Enfin, le coin avant gauche du capot se positionna derrière la Citroën. C’était presque gagné. Mais le pneu arrière heurta une nouvelle fois le trottoir. Et ce fut l’éclat de rire monumental. Stéphane essaya de tempérer un peu pour éviter la colère imminente :

« Mais maman, c’est pas grave, ça va comme ça », lâcha-t-il entre deux spasmes de rire. Nicole était rouge comme une pivoine, prête à exploser. Mais Stéphane n’avait pas tort : plus des trois quarts de la voiture se trouvaient garés et le flux des véhicules avait repris, les conducteurs gratifiant au passage la R5 de quelques signes de mains et de doigts peu aimables.

Soulagement. Nicole retrouva un peu son sang-froid, tandis que les jeux redémarraient de plus belle à l’arrière.

– Bon, calmez-vous maintenant. Je n’en ai pas pour longtemps, je dois juste passer à la bibliothèque pour rendre ces livres. Alors vous m’attendez gentiment et vous ne faites pas les fous, hein ? Stéphane, je compte sur toi.

Les enfants lui accordèrent enfin un peu d’attention.

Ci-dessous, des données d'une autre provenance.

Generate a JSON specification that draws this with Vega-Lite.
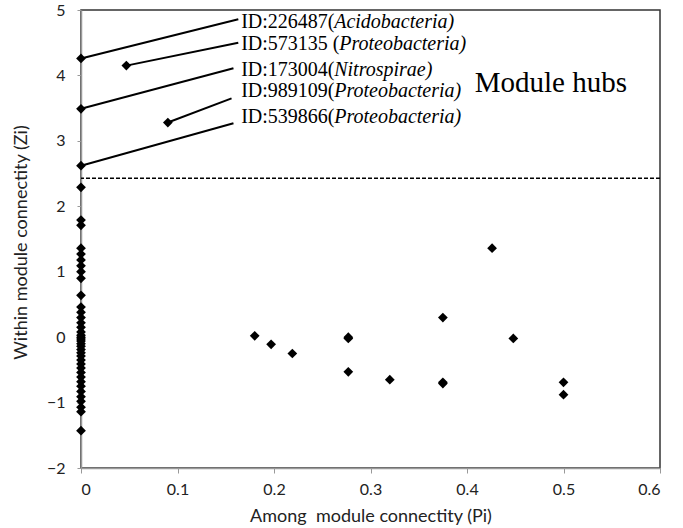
{
  "$schema": "https://vega.github.io/schema/vega-lite/v6.json",
  "width": 579,
  "height": 458,
  "autosize": {"type": "none"},
  "padding": {"left": 81, "top": 10, "right": 23, "bottom": 60},
  "background": "white",
  "config": {
    "view": {"stroke": "#333", "strokeWidth": 1.5},
    "axis": {
      "grid": false,
      "domainColor": "#999",
      "domainWidth": 1.5,
      "tickColor": "#999",
      "tickWidth": 1,
      "labelFont": "Lato",
      "labelFontSize": 16,
      "labelColor": "#222",
      "titleFont": "Lato",
      "titleFontSize": 18,
      "titleFontWeight": "normal",
      "titleColor": "#222"
    }
  },
  "datasets": {
    "pts": [
      {"pi": 0, "zi": 4.26}, {"pi": 0, "zi": 3.49}, {"pi": 0, "zi": 2.62},
      {"pi": 0.047, "zi": 4.15}, {"pi": 0.09, "zi": 3.28},
      {"pi": 0, "zi": 2.29}, {"pi": 0, "zi": 1.79}, {"pi": 0, "zi": 1.71},
      {"pi": 0, "zi": 1.36}, {"pi": 0, "zi": 1.27}, {"pi": 0, "zi": 1.18},
      {"pi": 0, "zi": 1.09}, {"pi": 0, "zi": 1.0}, {"pi": 0, "zi": 0.9},
      {"pi": 0, "zi": 0.64}, {"pi": 0, "zi": 0.46}, {"pi": 0, "zi": 0.38},
      {"pi": 0, "zi": 0.3}, {"pi": 0, "zi": 0.22}, {"pi": 0, "zi": 0.15},
      {"pi": 0, "zi": 0.08}, {"pi": 0, "zi": 0.03}, {"pi": 0, "zi": 0.0},
      {"pi": 0, "zi": -0.03}, {"pi": 0, "zi": -0.06}, {"pi": 0, "zi": -0.1},
      {"pi": 0, "zi": -0.14}, {"pi": 0, "zi": -0.19}, {"pi": 0, "zi": -0.24},
      {"pi": 0, "zi": -0.29}, {"pi": 0, "zi": -0.35}, {"pi": 0, "zi": -0.41},
      {"pi": 0, "zi": -0.47}, {"pi": 0, "zi": -0.54}, {"pi": 0, "zi": -0.61},
      {"pi": 0, "zi": -0.68}, {"pi": 0, "zi": -0.75}, {"pi": 0, "zi": -0.83},
      {"pi": 0, "zi": -0.91}, {"pi": 0, "zi": -0.98}, {"pi": 0, "zi": -1.07},
      {"pi": 0, "zi": -1.14}, {"pi": 0, "zi": -1.43},
      {"pi": 0.18, "zi": 0.02}, {"pi": 0.197, "zi": -0.11}, {"pi": 0.219, "zi": -0.25},
      {"pi": 0.277, "zi": -0.02}, {"pi": 0.277, "zi": 0.0}, {"pi": 0.277, "zi": -0.53},
      {"pi": 0.32, "zi": -0.65}, {"pi": 0.375, "zi": 0.3}, {"pi": 0.375, "zi": -0.71},
      {"pi": 0.375, "zi": -0.69}, {"pi": 0.426, "zi": 1.36}, {"pi": 0.448, "zi": -0.02},
      {"pi": 0.5, "zi": -0.69}, {"pi": 0.5, "zi": -0.88}
    ],
    "leaders": [
      {"x1": 0, "y1": 4.26, "x2": 0.163, "y2": 4.86},
      {"x1": 0.047, "y1": 4.15, "x2": 0.163, "y2": 4.5},
      {"x1": 0, "y1": 3.49, "x2": 0.158, "y2": 4.11},
      {"x1": 0.09, "y1": 3.28, "x2": 0.156, "y2": 3.65},
      {"x1": 0, "y1": 2.62, "x2": 0.158, "y2": 3.27}
    ],
    "labels": [
      {"row": 1, "lx": 0.166, "ly": 4.82, "prefix": "ID:226487(", "name": "Acidobacteria)"},
      {"row": 2, "lx": 0.166, "ly": 4.48, "prefix": "ID:573135 (", "name": "Proteobacteria)"},
      {"row": 3, "lx": 0.166, "ly": 4.08, "prefix": "ID:173004(", "name": "Nitrospirae)"},
      {"row": 4, "lx": 0.166, "ly": 3.76, "prefix": "ID:989109(", "name": "Proteobacteria)"},
      {"row": 5, "lx": 0.166, "ly": 3.37, "prefix": "ID:539866(", "name": "Proteobacteria)"}
    ],
    "hub": [{"tx": 0.408, "ty": 3.88, "t": "Module hubs"}],
    "thr": [{"z": 2.43}]
  },
  "layer": [
    {
      "data": {"name": "leaders"},
      "mark": {"type": "rule", "color": "black", "strokeWidth": 2},
      "encoding": {
        "x": {"field": "x1", "type": "quantitative", "scale": {"domain": [0, 0.6], "nice": false, "zero": false},
              "axis": {"values": [0, 0.1, 0.2, 0.3, 0.4, 0.5, 0.6], "format": "~g", "tickSize": 5, "labelPadding": 8,
                       "title": "Among\u00a0 module connectity (Pi)", "titleY": 53, "titleBaseline": "alphabetic"}},
        "y": {"field": "y1", "type": "quantitative", "scale": {"domain": [-2, 5], "nice": false, "zero": false},
              "axis": {"values": [-2, -1, 0, 1, 2, 3, 4, 5], "format": "d", "tickSize": 4, "labelPadding": 12,
                       "title": "Within module connectity (Zi)", "titleX": -60, "titleY": 232, "titleBaseline": "middle"}},
        "x2": {"field": "x2"},
        "y2": {"field": "y2"}
      }
    },
    {
      "data": {"name": "thr"},
      "mark": {"type": "rule", "color": "black", "strokeWidth": 1.5, "strokeDash": [4, 2]},
      "encoding": {"y": {"field": "z", "type": "quantitative"}}
    },
    {
      "data": {"name": "pts"},
      "mark": {"type": "point", "shape": "diamond", "filled": true, "color": "black", "size": 95, "opacity": 1},
      "encoding": {
        "x": {"field": "pi", "type": "quantitative"},
        "y": {"field": "zi", "type": "quantitative"}
      }
    },
    {
      "data": {"name": "labels"},
      "mark": {"type": "text", "align": "left", "baseline": "middle", "font": "Liberation Serif", "fontSize": 20, "color": "black"},
      "encoding": {
        "x": {"field": "lx", "type": "quantitative"},
        "y": {"field": "ly", "type": "quantitative"},
        "text": {"field": "prefix"}
      }
    },
    {
      "data": {"name": "labels"},
      "transform": [{"filter": "datum.row != 2"}],
      "mark": {"type": "text", "align": "left", "baseline": "middle", "font": "Liberation Serif", "fontSize": 20, "fontStyle": "italic", "color": "black", "dx": 93},
      "encoding": {
        "x": {"field": "lx", "type": "quantitative"},
        "y": {"field": "ly", "type": "quantitative"},
        "text": {"field": "name"}
      }
    },
    {
      "data": {"name": "labels"},
      "transform": [{"filter": "datum.row == 2"}],
      "mark": {"type": "text", "align": "left", "baseline": "middle", "font": "Liberation Serif", "fontSize": 20, "fontStyle": "italic", "color": "black", "dx": 98},
      "encoding": {
        "x": {"field": "lx", "type": "quantitative"},
        "y": {"field": "ly", "type": "quantitative"},
        "text": {"field": "name"}
      }
    },
    {
      "data": {"name": "hub"},
      "mark": {"type": "text", "align": "left", "baseline": "middle", "font": "Liberation Serif", "fontSize": 29, "color": "black"},
      "encoding": {
        "x": {"field": "tx", "type": "quantitative"},
        "y": {"field": "ty", "type": "quantitative"},
        "text": {"field": "t"}
      }
    }
  ]
}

– On peut pas venir avec toi, maman ?

– Mais bien sûr, après le cirque que vous venez de faire !

– Non, mais s’te plaît m’man, on f’ra pas de bruit.

– Non, c’est non, vous n’avez pas été sages.

– C’est vrai madame, on f’ra pas de bruit, c’est promis et j’ai jamais vu la grande bibliothèque moi…

– Ouais, moi non plus.

– Allez, s’il te plaît maman chérie que j’aime beaucoup…

Silence suspendu aux lèvres de Nicole qui ne put réprimer un sourire.

Silence de la victoire.

– Alors je vous préviens, vous avez intérêt de vous tenir à carreau tous les trois, sinon je ne vous emmène plus en voiture avec moi. Et Hubert et Claude ne viendront pas à la maison de toute la semaine. C’est vu, Stéphane ?

Explosion de joie générale.

– Vous aussi, vous avez compris ?

– Oui, on s’ra sage !

– Bon, allez, dépêchez-vous, il est déjà six heures et ça va bientôt fermer.

Nicole sortit de la voiture, avec ses deux livres et ses trois polissons et tous se dirigèrent vers la bibliothèque qui se trouvait au coin de la rue. Le trio infernal se tint à peu près sage jusqu’à la porte principale, entre éclats de rires étouffés et chatouillements discrets.